The key contractual terms to remember in your Loan Agreement include the following:
- How much is being borrowed (sometimes referred to as the principal sum)
- If it is an unsecured loan or secured loan (a secured loan has a valuable item used as collateral to offset loan risk)
- When the money is being loaned and when it should be paid back
- The amount of interest that is to be charged
- If any late fees or pre payment penalties apply
- What should happen in the event of default by the borrower defaults on the amount
When you complete a Loan Agreement with our specialized advice, you will be prompted to provide these details.
Once complete, you can have your document reviewed by a legal professional to ensure it is ready.

How To Pay A Loan Agreement
Once a Loan Agreement has been finalized and the borrower has received the funds requested, they must follow the repayment schedule specified by the formal contract.
A borrower will often need to repay the loan in installments, usually paying either:
- Monthly payments
- Weekly payments
However, this is not the only possibility open to lenders and borrowers.
If the loan proceeds are smaller, the agreement might stipulate that the outstanding balance has to be paid in a single lump sum on a certain date or when the issuer requests the money back.
Additionally, some agreements will insist that some of the initial loan capital has to be returned via installments with a larger final payment made at the end of the contract (balloon payment).
This normally involves the interest being paid off via installments and the principal balance amount being paid back in full at the end [3].
How To Sign a Loan Agreement
To sign your Loan Agreement, you should check with your jurisdiction to determine if there are any special requirements to fulfill before adding your signature.
In most cases, you are not legally obligated for the signing of the agreement to be witnessed, however, you may wish to sign the document in front of a:
- Notary public
- Witness
Loan Agreement FAQs
There are a lot of details about Loan Agreements that are essential to understand.
Find out what other key details you might need to consider before entering into a lending contract in our FAQs.
Use a Loan Agreement when lending money for real estate, businesses, student loans, or personal purchases. It ensures the borrower honors the deal and provides legal protection.
Always create and sign the agreement before transferring any funds.
A Loan Agreement and Promissory Note are often compared or even mentioned interchangeably.
While they are similar in certain aspects, the legal documents have some key differences.
Check the table below to understand the similarities and differences between the two documents.
| Loan Agreement | Promissory Note |
|---|---|
| There is a promise to repay | There is a promise to repay |
| Includes steps for repayment | Includes steps for repayment |
| There is a repayment timeline | There is a repayment timeline |
| Is legally binding | It is legally binding |
| Includes the signature of the borrower | Includes the signature of the borrower |
| Includes the lender’s signature | Does not include the lender’s signature |
| Can repay in installments | Cannot repay in installments |
| Includes consequences of not paying | Does not include consequences |
A Loan Agreement provides clarity and security, helping avoid disputes and defaults.
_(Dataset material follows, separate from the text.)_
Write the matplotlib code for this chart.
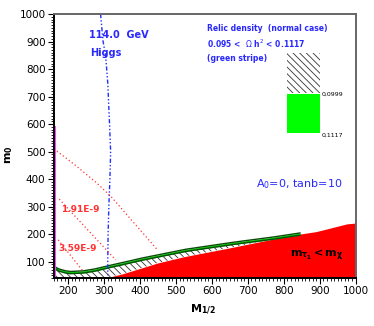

If a borrower makes late payments, decides not to pay or the lender changes the repayment terms suddenly, and there is no Loan Agreement, there is little either party can do to enforce the original accord. This could leave one side significantly out of pocket.
Anyone lending money should use a Loan Agreement. It is legally enforceable, providing a clear record of the loan terms and protecting both parties in case of disputes.
For borrowers, a Loan Agreement specifies the repayment schedule and interest rates, ensuring transparency and protection against predatory practices and unexpected changes.